El chileno Tomás González se
ubicó, bajo los aplausos del mundo, en
el cuarto lugar en gimnasia en suelo y en la prueba de saltos, no ganó medalla,
pero ganó la admiración de un planeta. La chilena Kristel Köbrich no logró
clasificar para las finales de natación pero se ha esforzado una vida entera,
merece toda nuestra máxima admiración. El mejor jugador de tenis de la historia
el suizo Federer fue derrotado en la final por el local Murray, su tristeza y
humildad hacen grande al suizo y a Murray le entregaron el título de leyenda en
su patria.
Los Juegos Olímpicos hacen
reír, soñar, sufrir, emocionarse, enojarse según las expectativas que cada uno
tenga. Pero lo mejor de los juegos olímpicos es que los países del mundo puedan
convivir, olvidándose a ratos de sus diferencias, de sus problemas, incluso de
sus guerras.
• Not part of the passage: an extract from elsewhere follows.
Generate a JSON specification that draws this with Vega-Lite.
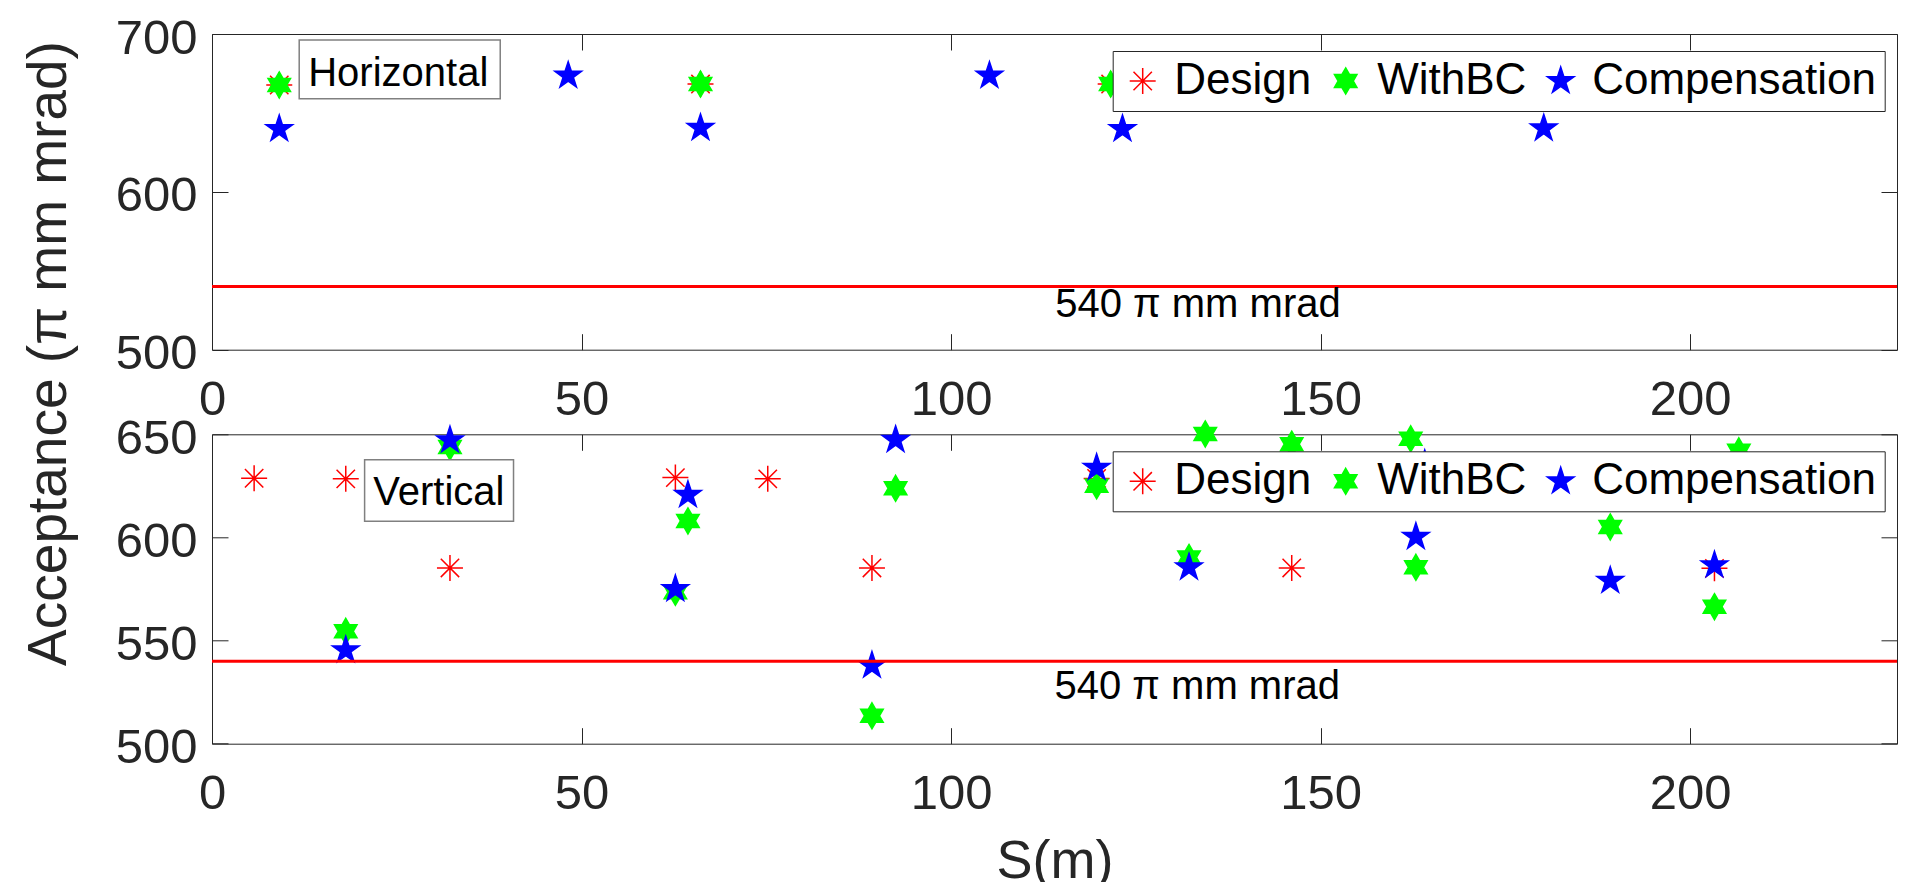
{
  "$schema": "https://vega.github.io/schema/vega-lite/v6.json",
  "background": "white",
  "padding": {"left": 20, "top": 13, "right": 8, "bottom": 0},
  "spacing": 84.3,
  "bounds": "flush",
  "datasets": {
    "acceptance": [
      {"panel": "H", "series": "Design", "s": 9.1, "acc": 667.7},
      {"panel": "H", "series": "Design", "s": 66.1, "acc": 668.3},
      {"panel": "H", "series": "Design", "s": 121.6, "acc": 668.3},
      {"panel": "H", "series": "WithBC", "s": 9.1, "acc": 667.7},
      {"panel": "H", "series": "WithBC", "s": 66.1, "acc": 668.3},
      {"panel": "H", "series": "WithBC", "s": 121.6, "acc": 668.3},
      {"panel": "H", "series": "Compensation", "s": 9.1, "acc": 639.8},
      {"panel": "H", "series": "Compensation", "s": 48.2, "acc": 673.6},
      {"panel": "H", "series": "Compensation", "s": 66.1, "acc": 640.5},
      {"panel": "H", "series": "Compensation", "s": 105.2, "acc": 673.6},
      {"panel": "H", "series": "Compensation", "s": 123.2, "acc": 639.8},
      {"panel": "H", "series": "Compensation", "s": 180.2, "acc": 640.2},
      {"panel": "V", "series": "Design", "s": 5.7, "acc": 628.7},
      {"panel": "V", "series": "Design", "s": 18.1, "acc": 628.4},
      {"panel": "V", "series": "Design", "s": 32.2, "acc": 585.2},
      {"panel": "V", "series": "Design", "s": 62.7, "acc": 629.0},
      {"panel": "V", "series": "Design", "s": 75.2, "acc": 628.4},
      {"panel": "V", "series": "Design", "s": 89.3, "acc": 585.2},
      {"panel": "V", "series": "Design", "s": 119.7, "acc": 628.6},
      {"panel": "V", "series": "Design", "s": 146.1, "acc": 585.2},
      {"panel": "V", "series": "Design", "s": 203.3, "acc": 585.0},
      {"panel": "V", "series": "WithBC", "s": 18.1, "acc": 554.5},
      {"panel": "V", "series": "WithBC", "s": 32.2, "acc": 643.9},
      {"panel": "V", "series": "WithBC", "s": 62.7, "acc": 573.4},
      {"panel": "V", "series": "WithBC", "s": 64.4, "acc": 608.0},
      {"panel": "V", "series": "WithBC", "s": 89.3, "acc": 513.5},
      {"panel": "V", "series": "WithBC", "s": 92.5, "acc": 623.8},
      {"panel": "V", "series": "WithBC", "s": 119.7, "acc": 625.0},
      {"panel": "V", "series": "WithBC", "s": 132.2, "acc": 590.3},
      {"panel": "V", "series": "WithBC", "s": 134.4, "acc": 650.2},
      {"panel": "V", "series": "WithBC", "s": 146.1, "acc": 645.2},
      {"panel": "V", "series": "WithBC", "s": 162.2, "acc": 647.8},
      {"panel": "V", "series": "WithBC", "s": 162.9, "acc": 585.5},
      {"panel": "V", "series": "WithBC", "s": 189.2, "acc": 605.1},
      {"panel": "V", "series": "WithBC", "s": 203.3, "acc": 566.4},
      {"panel": "V", "series": "WithBC", "s": 206.6, "acc": 642.0},
      {"panel": "V", "series": "Compensation", "s": 18.1, "acc": 545.3},
      {"panel": "V", "series": "Compensation", "s": 32.2, "acc": 647.1},
      {"panel": "V", "series": "Compensation", "s": 62.7, "acc": 575.0},
      {"panel": "V", "series": "Compensation", "s": 64.4, "acc": 620.6},
      {"panel": "V", "series": "Compensation", "s": 89.3, "acc": 537.9},
      {"panel": "V", "series": "Compensation", "s": 92.5, "acc": 647.3},
      {"panel": "V", "series": "Compensation", "s": 119.7, "acc": 633.8},
      {"panel": "V", "series": "Compensation", "s": 132.2, "acc": 585.5},
      {"panel": "V", "series": "Compensation", "s": 162.9, "acc": 600.3},
      {"panel": "V", "series": "Compensation", "s": 164.1, "acc": 635.6},
      {"panel": "V", "series": "Compensation", "s": 189.2, "acc": 579.0},
      {"panel": "V", "series": "Compensation", "s": 203.3, "acc": 586.5}
    ],
    "notes": [
      {"panel": "H", "box": "Horizontal", "bx0": 11.8, "bx1": 39.0, "by0": 659.0, "by1": 696.2, "bx": 25.2, "by": 666.8, "note": "540 π mm mrad", "nx": 114.1, "ny": 520.5},
      {"panel": "V", "box": "Vertical", "bx0": 20.65, "bx1": 40.8, "by0": 607.9, "by1": 637.7, "bx": 30.7, "by": 615.7, "note": "540 π mm mrad", "nx": 114.0, "ny": 521.8}
    ],
    "limit": [{"value": 540}]
  },
  "config": {
    "font": "Liberation Sans",
    "view": {"stroke": "#262626", "strokeWidth": 1},
    "axis": {
      "grid": false,
      "domain": false,
      "tickColor": "#262626",
      "tickSize": -16,
      "tickWidth": 1,
      "labelFlush": false,
      "labelFont": "Liberation Sans",
      "labelFontSize": 49,
      "labelColor": "#262626",
      "titleFont": "Liberation Sans",
      "titleFontSize": 54,
      "titleFontWeight": "normal",
      "titleColor": "#262626"
    },
    "legend": {
      "orient": "none",
      "direction": "horizontal",
      "legendX": 900.7,
      "legendY": 17,
      "fillColor": "white",
      "strokeColor": "#262626",
      "padding": 8,
      "cornerRadius": 0,
      "labelFont": "Liberation Sans",
      "labelFontSize": 44,
      "labelColor": "black",
      "labelOffset": 9.5,
      "labelLimit": 400,
      "columnPadding": 12,
      "symbolSize": 676,
      "symbolStrokeWidth": 1.5
    }
  },
  "resolve": {
    "scale": {"fill": "independent", "stroke": "independent", "shape": "independent"},
    "legend": {"fill": "independent", "stroke": "independent", "shape": "independent"}
  },
  "vconcat": [
    {
      "width": 1685,
      "height": 315.7,
      "resolve": {"axis": {"x": "independent", "y": "independent"}},
      "layer": [
        {
          "data": {"name": "acceptance"},
          "transform": [{"filter": "datum.panel === 'H'"}],
          "mark": {"type": "point", "filled": true, "opacity": 1, "size": 676, "strokeWidth": 1.5},
          "encoding": {
            "x": {"field": "s", "type": "quantitative", "scale": {"domain": [0, 228], "nice": false, "zero": false},
              "axis": {"orient": "bottom", "values": [0, 50, 100, 150, 200], "title": null, "labelPadding": 41.4}},
            "y": {"field": "acc", "type": "quantitative", "scale": {"domain": [500, 700], "nice": false, "zero": false},
              "axis": {"orient": "left", "values": [500, 600, 700], "labelPadding": 31, "labelOffset": 4,
                "title": "Acceptance (π mm mrad)", "titleFontSize": 55, "titleAngle": 270, "titleAlign": "center",
                "titleBaseline": "alphabetic", "titleX": -147, "titleY": 319}},
            "fill": {"field": "series", "type": "nominal", "title": null,
              "scale": {"domain": ["Design", "WithBC", "Compensation"], "range": ["transparent", "#00ff00", "#0000ff"]}},
            "stroke": {"field": "series", "type": "nominal", "title": null,
              "scale": {"domain": ["Design", "WithBC", "Compensation"], "range": ["#ff0000", "#00ff00", "#0000ff"]}},
            "shape": {"field": "series", "type": "nominal", "title": null,
              "scale": {"domain": ["Design", "WithBC", "Compensation"], "range": [
                "M-1,0L1,0M0,-1L0,1M-0.707,-0.707L0.707,0.707M-0.707,0.707L0.707,-0.707",
                "M0,-1L0.289,-0.5L0.866,-0.5L0.577,0L0.866,0.5L0.289,0.5L0,1L-0.289,0.5L-0.866,0.5L-0.577,0L-0.866,-0.5L-0.289,-0.5Z",
                "M0,-1.08L0.2425,-0.3337L1.027,-0.3337L0.3924,0.1274L0.6348,0.8737L0,0.4126L-0.6348,0.8737L-0.3924,0.1274L-1.027,-0.3337L-0.2425,-0.3337Z"
              ]}}
          }
        },
        {
          "data": {"name": "limit"},
          "mark": {"type": "rule", "color": "#ff0000", "strokeWidth": 3},
          "encoding": {
            "y": {"field": "value", "type": "quantitative", "scale": {"domain": [500, 700], "nice": false, "zero": false},
              "axis": {"orient": "right", "values": [500, 600, 700], "labels": false, "title": null}}
          }
        },
        {
          "data": {"name": "notes"},
          "transform": [{"filter": "datum.panel === 'H'"}],
          "mark": {"type": "rect", "fill": "white", "stroke": "#808080", "strokeWidth": 1.5},
          "encoding": {
            "x": {"field": "bx0", "type": "quantitative", "scale": {"domain": [0, 228], "nice": false, "zero": false}, "axis": null},
            "x2": {"field": "bx1"},
            "y": {"field": "by0", "type": "quantitative", "scale": {"domain": [500, 700], "nice": false, "zero": false}, "axis": null},
            "y2": {"field": "by1"}
          }
        },
        {
          "data": {"name": "notes"},
          "transform": [{"filter": "datum.panel === 'H'"}],
          "mark": {"type": "text", "fontSize": 40, "font": "Liberation Sans", "color": "black", "align": "center", "baseline": "alphabetic"},
          "encoding": {
            "x": {"field": "bx", "type": "quantitative", "scale": {"domain": [0, 228], "nice": false, "zero": false}, "axis": null},
            "y": {"field": "by", "type": "quantitative", "scale": {"domain": [500, 700], "nice": false, "zero": false}, "axis": null},
            "text": {"field": "box"}
          }
        },
        {
          "data": {"name": "notes"},
          "transform": [{"filter": "datum.panel === 'H'"}],
          "mark": {"type": "text", "fontSize": 40, "font": "Liberation Sans", "color": "black", "align": "left", "baseline": "alphabetic"},
          "encoding": {
            "x": {"field": "nx", "type": "quantitative", "scale": {"domain": [0, 228], "nice": false, "zero": false},
              "axis": {"orient": "top", "values": [0, 50, 100, 150, 200], "labels": false, "title": null}},
            "y": {"field": "ny", "type": "quantitative", "scale": {"domain": [500, 700], "nice": false, "zero": false}, "axis": null},
            "text": {"field": "note"}
          }
        }
      ]
    },
    {
      "width": 1685,
      "height": 309.4,
      "resolve": {"axis": {"x": "independent", "y": "independent"}},
      "layer": [
        {
          "data": {"name": "acceptance"},
          "transform": [{"filter": "datum.panel === 'V'"}],
          "mark": {"type": "point", "filled": true, "opacity": 1, "size": 676, "strokeWidth": 1.5},
          "encoding": {
            "x": {"field": "s", "type": "quantitative", "scale": {"domain": [0, 228], "nice": false, "zero": false},
              "axis": {"orient": "bottom", "values": [0, 50, 100, 150, 200], "labelPadding": 41.4,
                "title": "S(m)", "titleBaseline": "top", "titleY": 91.3}},
            "y": {"field": "acc", "type": "quantitative", "scale": {"domain": [500, 650], "nice": false, "zero": false},
              "axis": {"orient": "left", "values": [500, 550, 600, 650], "labelPadding": 31, "labelOffset": 4, "title": null}},
            "fill": {"field": "series", "type": "nominal", "title": null,
              "scale": {"domain": ["Design", "WithBC", "Compensation"], "range": ["transparent", "#00ff00", "#0000ff"]}},
            "stroke": {"field": "series", "type": "nominal", "title": null,
              "scale": {"domain": ["Design", "WithBC", "Compensation"], "range": ["#ff0000", "#00ff00", "#0000ff"]}},
            "shape": {"field": "series", "type": "nominal", "title": null,
              "scale": {"domain": ["Design", "WithBC", "Compensation"], "range": [
                "M-1,0L1,0M0,-1L0,1M-0.707,-0.707L0.707,0.707M-0.707,0.707L0.707,-0.707",
                "M0,-1L0.289,-0.5L0.866,-0.5L0.577,0L0.866,0.5L0.289,0.5L0,1L-0.289,0.5L-0.866,0.5L-0.577,0L-0.866,-0.5L-0.289,-0.5Z",
                "M0,-1.08L0.2425,-0.3337L1.027,-0.3337L0.3924,0.1274L0.6348,0.8737L0,0.4126L-0.6348,0.8737L-0.3924,0.1274L-1.027,-0.3337L-0.2425,-0.3337Z"
              ]}}
          }
        },
        {
          "data": {"name": "limit"},
          "mark": {"type": "rule", "color": "#ff0000", "strokeWidth": 3},
          "encoding": {
            "y": {"field": "value", "type": "quantitative", "scale": {"domain": [500, 650], "nice": false, "zero": false},
              "axis": {"orient": "right", "values": [500, 550, 600, 650], "labels": false, "title": null}}
          }
        },
        {
          "data": {"name": "notes"},
          "transform": [{"filter": "datum.panel === 'V'"}],
          "mark": {"type": "rect", "fill": "white", "stroke": "#808080", "strokeWidth": 1.5},
          "encoding": {
            "x": {"field": "bx0", "type": "quantitative", "scale": {"domain": [0, 228], "nice": false, "zero": false}, "axis": null},
            "x2": {"field": "bx1"},
            "y": {"field": "by0", "type": "quantitative", "scale": {"domain": [500, 650], "nice": false, "zero": false}, "axis": null},
            "y2": {"field": "by1"}
          }
        },
        {
          "data": {"name": "notes"},
          "transform": [{"filter": "datum.panel === 'V'"}],
          "mark": {"type": "text", "fontSize": 40, "font": "Liberation Sans", "color": "black", "align": "center", "baseline": "alphabetic"},
          "encoding": {
            "x": {"field": "bx", "type": "quantitative", "scale": {"domain": [0, 228], "nice": false, "zero": false}, "axis": null},
            "y": {"field": "by", "type": "quantitative", "scale": {"domain": [500, 650], "nice": false, "zero": false}, "axis": null},
            "text": {"field": "box"}
          }
        },
        {
          "data": {"name": "notes"},
          "transform": [{"filter": "datum.panel === 'V'"}],
          "mark": {"type": "text", "fontSize": 40, "font": "Liberation Sans", "color": "black", "align": "left", "baseline": "alphabetic"},
          "encoding": {
            "x": {"field": "nx", "type": "quantitative", "scale": {"domain": [0, 228], "nice": false, "zero": false},
              "axis": {"orient": "top", "values": [0, 50, 100, 150, 200], "labels": false, "title": null}},
            "y": {"field": "ny", "type": "quantitative", "scale": {"domain": [500, 650], "nice": false, "zero": false}, "axis": null},
            "text": {"field": "note"}
          }
        }
      ]
    }
  ]
}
La alegría y desazón de sus
participantes no tienen fronteras. Años atrás grandes atletas de la ex
Yugoslavia desfilaban bajo la bandera de cinco anillos, esta vez lo hicieron
únicos representantes de Antillas Holandesas
y de la recién creada Sudán del Sur, también lo hicieron los representantes de Siria donde se vive una
guerra civil. Esta vez una mujer de Afganistán se atrevió a representar a su
país sabiendo que si retorna a su patria puede costarle la vida. En estas
olimpiadas fueron autorizadas a competir mujeres de algunos países islámicos
como Arabia Saudita.
Me quedo con la foto de
Tomás González mostrando el escudo de Chile orgullosamente en su camiseta, me
quedo con la croata Perkovic ganadora del lanzamiento del disco dando la vuelta
olímpica junto a su colega china y con la imagen de un pequeño keniata, medalla
de oro en diez mil metros con obstáculos, subiéndose encima del competidor
representante de Francia e intercambiando camisetas, me quedo con Pistorius, el
sudafricano de piernas de fibra de carbono
que nos enseñó que la única invalidez real es la del no querer. Me quedo
con la medalla de plata de un guatemalteco en marcha, me quedo con el llanto de
una esgrimista de Corea del Sur, me quedo con la emoción de los deportistas de
Kasajstán, de Armenia, de cada país del mundo en que vieron en sus deportistas
el esfuerzo, el orgullo y el honor de representar su emblema y sus pueblos.